◆ Exercise objective: Return, without pictures, the lines from the start of the data through the one that contains "from matplotlib.patches import PathPatch".

[Collected data entries]
[start]

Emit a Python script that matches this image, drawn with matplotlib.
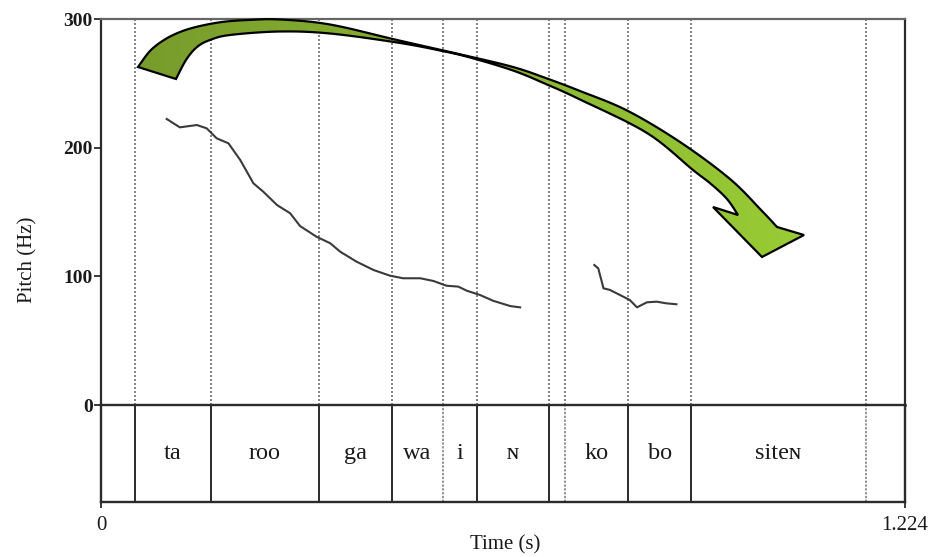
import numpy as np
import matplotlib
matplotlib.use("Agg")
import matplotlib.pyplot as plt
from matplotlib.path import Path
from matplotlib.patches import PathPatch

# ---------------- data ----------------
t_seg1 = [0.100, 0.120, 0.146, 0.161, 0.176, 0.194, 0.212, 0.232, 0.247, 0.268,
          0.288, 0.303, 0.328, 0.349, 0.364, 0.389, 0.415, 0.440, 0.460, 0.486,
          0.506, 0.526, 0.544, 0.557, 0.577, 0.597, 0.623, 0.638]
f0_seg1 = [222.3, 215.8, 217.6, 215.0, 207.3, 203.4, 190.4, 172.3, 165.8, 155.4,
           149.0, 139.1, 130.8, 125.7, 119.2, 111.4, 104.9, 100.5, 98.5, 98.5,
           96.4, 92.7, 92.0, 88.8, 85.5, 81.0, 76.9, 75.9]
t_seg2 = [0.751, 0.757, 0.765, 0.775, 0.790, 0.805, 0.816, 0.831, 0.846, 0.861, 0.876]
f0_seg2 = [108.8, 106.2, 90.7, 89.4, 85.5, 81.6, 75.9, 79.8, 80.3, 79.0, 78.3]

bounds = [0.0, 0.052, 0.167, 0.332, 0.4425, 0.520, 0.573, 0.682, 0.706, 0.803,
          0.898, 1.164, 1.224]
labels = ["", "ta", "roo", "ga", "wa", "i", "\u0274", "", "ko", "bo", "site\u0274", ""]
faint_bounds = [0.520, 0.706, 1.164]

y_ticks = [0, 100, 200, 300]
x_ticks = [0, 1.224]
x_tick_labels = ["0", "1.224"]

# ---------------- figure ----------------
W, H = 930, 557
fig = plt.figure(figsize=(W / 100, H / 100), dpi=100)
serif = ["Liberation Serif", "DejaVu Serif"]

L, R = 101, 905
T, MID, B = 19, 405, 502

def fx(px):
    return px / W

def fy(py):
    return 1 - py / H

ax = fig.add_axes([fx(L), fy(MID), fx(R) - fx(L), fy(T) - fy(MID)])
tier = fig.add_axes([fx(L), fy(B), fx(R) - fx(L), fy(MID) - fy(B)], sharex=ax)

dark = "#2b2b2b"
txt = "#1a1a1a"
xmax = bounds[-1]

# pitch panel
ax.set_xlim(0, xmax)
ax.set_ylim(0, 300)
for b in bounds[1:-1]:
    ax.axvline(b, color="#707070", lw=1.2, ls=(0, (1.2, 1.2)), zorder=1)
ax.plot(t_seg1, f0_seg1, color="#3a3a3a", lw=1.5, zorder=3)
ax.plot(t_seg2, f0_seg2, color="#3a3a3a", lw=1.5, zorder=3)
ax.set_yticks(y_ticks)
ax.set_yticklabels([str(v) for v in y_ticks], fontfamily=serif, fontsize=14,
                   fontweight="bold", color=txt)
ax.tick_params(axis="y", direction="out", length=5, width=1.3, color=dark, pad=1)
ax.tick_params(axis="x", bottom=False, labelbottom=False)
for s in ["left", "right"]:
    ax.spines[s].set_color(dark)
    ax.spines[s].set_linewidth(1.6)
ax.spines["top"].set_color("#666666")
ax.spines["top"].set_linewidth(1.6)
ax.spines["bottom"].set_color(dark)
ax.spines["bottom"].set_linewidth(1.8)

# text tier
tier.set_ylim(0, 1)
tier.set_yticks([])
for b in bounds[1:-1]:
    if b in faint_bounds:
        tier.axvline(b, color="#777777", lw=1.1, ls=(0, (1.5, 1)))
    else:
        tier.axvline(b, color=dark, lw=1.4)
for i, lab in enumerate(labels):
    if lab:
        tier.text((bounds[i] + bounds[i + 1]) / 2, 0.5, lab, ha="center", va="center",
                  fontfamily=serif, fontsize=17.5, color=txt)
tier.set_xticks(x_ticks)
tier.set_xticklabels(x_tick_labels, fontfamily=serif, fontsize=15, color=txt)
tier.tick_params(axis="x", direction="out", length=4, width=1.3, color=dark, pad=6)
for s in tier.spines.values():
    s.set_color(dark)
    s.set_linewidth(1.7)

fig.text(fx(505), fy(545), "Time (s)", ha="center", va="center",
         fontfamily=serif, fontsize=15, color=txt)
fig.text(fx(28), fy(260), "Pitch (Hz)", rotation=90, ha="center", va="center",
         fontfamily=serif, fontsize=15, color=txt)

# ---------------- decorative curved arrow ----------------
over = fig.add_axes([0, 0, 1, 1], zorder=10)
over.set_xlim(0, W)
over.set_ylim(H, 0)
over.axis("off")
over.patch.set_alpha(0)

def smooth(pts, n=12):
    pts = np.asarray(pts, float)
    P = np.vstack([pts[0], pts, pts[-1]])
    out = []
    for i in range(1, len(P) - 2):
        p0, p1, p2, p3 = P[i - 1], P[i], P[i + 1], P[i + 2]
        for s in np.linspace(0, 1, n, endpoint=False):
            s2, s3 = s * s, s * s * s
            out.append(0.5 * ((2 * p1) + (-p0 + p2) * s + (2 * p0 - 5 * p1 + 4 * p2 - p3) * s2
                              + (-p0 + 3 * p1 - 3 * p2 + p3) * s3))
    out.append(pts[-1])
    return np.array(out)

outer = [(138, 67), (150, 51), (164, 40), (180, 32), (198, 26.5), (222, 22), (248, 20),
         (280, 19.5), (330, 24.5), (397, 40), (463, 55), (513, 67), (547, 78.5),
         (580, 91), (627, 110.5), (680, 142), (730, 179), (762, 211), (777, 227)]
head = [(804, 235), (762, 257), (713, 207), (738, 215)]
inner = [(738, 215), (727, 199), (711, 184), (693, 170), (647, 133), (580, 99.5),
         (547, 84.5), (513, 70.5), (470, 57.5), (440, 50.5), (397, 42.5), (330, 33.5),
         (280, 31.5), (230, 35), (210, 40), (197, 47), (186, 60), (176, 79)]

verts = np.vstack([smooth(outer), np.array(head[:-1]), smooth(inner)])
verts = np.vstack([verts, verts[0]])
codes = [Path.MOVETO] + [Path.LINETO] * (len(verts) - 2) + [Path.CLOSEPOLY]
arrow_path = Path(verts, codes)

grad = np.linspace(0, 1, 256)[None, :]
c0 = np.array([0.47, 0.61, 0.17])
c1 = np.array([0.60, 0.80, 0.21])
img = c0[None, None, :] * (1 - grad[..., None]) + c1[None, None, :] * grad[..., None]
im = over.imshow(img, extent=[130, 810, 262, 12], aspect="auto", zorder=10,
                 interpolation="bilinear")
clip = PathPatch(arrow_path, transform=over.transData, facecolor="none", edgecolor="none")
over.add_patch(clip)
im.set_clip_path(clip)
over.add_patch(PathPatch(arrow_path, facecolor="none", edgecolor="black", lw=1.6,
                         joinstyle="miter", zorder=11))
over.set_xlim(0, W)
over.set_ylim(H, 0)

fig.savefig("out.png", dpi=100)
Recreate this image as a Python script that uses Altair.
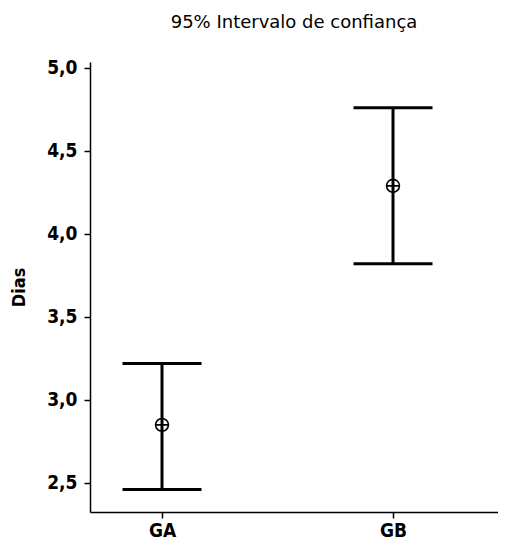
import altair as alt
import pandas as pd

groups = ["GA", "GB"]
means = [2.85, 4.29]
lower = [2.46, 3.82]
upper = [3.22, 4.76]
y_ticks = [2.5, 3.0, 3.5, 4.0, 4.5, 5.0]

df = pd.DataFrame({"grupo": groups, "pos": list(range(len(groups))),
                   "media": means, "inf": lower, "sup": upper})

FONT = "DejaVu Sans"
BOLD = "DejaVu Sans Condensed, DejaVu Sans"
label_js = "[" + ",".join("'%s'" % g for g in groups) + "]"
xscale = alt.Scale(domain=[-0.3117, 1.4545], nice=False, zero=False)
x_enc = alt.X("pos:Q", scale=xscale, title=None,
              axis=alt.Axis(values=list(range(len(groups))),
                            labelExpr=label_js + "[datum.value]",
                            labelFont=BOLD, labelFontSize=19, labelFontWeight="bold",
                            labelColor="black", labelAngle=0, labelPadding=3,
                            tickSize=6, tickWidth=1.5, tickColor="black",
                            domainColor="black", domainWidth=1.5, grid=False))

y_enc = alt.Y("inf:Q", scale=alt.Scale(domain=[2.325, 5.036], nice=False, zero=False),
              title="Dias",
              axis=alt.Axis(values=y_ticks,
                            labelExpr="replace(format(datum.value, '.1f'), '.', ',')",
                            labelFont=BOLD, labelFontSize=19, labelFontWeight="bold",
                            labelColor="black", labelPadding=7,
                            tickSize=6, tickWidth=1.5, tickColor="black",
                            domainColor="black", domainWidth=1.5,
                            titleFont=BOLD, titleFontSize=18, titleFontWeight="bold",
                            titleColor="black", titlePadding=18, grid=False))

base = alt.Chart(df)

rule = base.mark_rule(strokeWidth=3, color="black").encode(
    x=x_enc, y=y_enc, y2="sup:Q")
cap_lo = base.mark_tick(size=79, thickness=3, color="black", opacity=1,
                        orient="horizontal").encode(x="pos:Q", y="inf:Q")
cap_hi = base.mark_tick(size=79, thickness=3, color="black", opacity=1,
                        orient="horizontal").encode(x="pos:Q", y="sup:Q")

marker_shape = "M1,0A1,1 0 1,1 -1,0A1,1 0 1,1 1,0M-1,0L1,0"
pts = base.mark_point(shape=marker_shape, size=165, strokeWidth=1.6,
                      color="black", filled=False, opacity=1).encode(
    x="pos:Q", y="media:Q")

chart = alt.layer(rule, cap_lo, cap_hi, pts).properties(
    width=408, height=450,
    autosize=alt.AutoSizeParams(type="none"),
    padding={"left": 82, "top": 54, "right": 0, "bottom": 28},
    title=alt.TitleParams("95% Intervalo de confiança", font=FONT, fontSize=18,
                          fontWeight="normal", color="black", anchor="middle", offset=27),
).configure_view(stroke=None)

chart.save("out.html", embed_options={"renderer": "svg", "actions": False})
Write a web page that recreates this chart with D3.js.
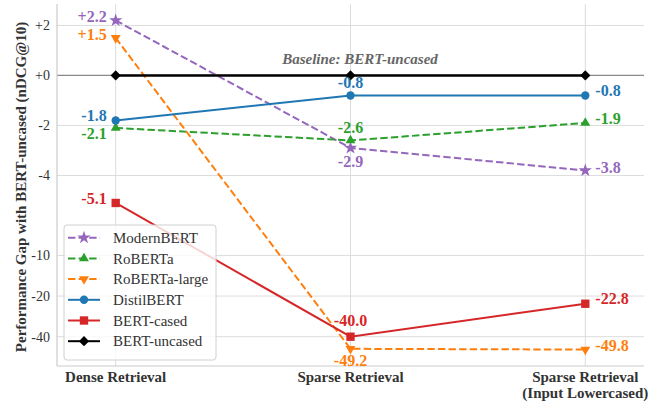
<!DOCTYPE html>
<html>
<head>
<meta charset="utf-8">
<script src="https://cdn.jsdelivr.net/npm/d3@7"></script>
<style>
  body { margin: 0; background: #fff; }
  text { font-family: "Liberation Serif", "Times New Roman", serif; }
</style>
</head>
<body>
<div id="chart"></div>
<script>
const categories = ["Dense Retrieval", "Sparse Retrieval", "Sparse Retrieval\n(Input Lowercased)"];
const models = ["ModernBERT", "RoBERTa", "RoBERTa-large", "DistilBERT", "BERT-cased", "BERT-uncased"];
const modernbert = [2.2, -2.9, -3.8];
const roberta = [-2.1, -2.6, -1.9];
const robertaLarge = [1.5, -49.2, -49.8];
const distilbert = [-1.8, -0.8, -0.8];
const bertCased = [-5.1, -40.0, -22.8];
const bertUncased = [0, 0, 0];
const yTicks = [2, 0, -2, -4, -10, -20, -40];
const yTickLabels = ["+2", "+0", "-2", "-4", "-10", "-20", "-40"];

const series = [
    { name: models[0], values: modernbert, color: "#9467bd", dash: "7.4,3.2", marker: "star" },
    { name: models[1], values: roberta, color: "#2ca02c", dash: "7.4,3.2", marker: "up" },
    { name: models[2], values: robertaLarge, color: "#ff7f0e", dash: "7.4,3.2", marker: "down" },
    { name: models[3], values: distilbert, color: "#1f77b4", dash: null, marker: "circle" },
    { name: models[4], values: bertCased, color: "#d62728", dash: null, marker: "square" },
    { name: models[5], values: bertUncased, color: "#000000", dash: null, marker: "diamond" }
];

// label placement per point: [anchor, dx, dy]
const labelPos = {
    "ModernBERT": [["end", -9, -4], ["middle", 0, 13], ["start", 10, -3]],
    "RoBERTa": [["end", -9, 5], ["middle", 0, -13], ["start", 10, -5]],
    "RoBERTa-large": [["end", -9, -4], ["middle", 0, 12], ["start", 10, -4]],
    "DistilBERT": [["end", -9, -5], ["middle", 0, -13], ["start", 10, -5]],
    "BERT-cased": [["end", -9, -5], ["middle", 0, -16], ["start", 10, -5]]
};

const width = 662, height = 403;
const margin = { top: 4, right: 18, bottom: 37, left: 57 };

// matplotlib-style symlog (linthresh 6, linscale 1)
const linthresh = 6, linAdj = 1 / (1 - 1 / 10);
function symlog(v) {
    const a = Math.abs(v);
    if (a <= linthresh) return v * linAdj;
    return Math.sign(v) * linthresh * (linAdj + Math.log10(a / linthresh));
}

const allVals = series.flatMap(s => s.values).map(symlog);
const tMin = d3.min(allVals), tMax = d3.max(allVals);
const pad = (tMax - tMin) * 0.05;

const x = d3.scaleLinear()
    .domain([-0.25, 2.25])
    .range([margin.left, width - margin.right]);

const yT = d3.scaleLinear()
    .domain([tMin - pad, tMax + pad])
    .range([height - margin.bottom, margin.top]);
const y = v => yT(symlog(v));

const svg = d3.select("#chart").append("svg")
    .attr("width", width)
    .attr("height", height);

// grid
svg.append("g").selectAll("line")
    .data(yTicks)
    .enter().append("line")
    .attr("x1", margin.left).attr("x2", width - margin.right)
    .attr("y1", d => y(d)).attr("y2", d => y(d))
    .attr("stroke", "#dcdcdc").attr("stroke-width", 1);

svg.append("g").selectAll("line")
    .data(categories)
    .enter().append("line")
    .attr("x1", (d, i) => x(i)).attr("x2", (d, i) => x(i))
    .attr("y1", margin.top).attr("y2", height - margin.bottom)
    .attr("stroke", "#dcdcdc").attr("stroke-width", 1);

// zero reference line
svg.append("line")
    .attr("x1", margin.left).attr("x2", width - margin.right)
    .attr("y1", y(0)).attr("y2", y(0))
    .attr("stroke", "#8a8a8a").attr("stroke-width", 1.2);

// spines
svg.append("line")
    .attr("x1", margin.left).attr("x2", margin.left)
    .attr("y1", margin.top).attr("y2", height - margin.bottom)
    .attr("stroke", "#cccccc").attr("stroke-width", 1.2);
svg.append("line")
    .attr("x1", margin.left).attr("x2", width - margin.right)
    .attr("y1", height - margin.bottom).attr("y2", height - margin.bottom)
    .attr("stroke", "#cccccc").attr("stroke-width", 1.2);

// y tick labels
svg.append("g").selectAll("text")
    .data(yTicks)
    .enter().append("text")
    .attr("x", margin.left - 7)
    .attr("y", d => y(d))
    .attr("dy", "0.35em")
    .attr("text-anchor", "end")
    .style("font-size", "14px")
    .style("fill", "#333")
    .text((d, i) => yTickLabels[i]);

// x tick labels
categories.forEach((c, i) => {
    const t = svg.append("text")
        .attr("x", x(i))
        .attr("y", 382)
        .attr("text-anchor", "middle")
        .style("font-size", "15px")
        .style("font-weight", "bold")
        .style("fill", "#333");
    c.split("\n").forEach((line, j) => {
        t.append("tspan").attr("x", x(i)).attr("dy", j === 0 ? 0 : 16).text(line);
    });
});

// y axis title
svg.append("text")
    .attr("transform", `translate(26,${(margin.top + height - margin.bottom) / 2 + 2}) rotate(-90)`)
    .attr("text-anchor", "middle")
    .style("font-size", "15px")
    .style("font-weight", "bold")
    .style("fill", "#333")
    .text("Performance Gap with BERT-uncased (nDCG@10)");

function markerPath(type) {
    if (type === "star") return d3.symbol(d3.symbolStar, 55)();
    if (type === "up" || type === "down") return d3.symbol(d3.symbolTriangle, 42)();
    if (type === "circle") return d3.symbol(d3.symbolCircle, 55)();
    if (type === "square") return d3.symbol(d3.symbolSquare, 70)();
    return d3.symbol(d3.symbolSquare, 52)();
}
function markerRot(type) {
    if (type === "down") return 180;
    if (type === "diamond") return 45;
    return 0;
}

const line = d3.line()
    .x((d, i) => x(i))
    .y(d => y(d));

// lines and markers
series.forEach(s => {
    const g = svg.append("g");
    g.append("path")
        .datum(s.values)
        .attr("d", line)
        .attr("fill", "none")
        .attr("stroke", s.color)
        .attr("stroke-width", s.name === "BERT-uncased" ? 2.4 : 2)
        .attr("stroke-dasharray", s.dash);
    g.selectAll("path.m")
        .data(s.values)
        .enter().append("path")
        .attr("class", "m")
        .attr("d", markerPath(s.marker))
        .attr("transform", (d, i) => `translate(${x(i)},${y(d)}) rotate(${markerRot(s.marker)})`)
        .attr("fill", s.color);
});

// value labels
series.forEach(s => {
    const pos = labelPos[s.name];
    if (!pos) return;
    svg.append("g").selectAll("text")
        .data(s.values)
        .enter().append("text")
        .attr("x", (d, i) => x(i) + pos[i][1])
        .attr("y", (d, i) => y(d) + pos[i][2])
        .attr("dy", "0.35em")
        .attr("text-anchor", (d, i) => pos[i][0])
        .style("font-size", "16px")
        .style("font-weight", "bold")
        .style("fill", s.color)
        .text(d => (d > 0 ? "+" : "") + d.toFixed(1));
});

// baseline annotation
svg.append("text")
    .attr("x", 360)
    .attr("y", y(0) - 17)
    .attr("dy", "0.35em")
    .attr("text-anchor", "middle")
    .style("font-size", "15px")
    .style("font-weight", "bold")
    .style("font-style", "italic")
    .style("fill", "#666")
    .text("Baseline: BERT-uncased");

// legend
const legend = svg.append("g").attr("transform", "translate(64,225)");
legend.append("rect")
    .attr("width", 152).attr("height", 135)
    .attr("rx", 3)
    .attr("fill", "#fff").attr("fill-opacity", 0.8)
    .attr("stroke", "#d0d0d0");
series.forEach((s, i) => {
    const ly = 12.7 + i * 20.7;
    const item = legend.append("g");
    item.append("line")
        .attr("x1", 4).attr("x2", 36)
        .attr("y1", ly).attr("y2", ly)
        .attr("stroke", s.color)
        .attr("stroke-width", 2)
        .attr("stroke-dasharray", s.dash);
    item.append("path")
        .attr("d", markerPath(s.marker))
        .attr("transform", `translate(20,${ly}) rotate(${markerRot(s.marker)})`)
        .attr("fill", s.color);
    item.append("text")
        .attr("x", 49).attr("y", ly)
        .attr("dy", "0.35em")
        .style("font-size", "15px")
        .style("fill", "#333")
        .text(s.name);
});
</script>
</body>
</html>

[end]

◆ Solution:
Emit a Python script that matches this image, drawn with matplotlib.
import numpy as np
import matplotlib
matplotlib.use("Agg")
import matplotlib.pyplot as plt
from matplotlib.path import Path
from matplotlib.patches import PathPatch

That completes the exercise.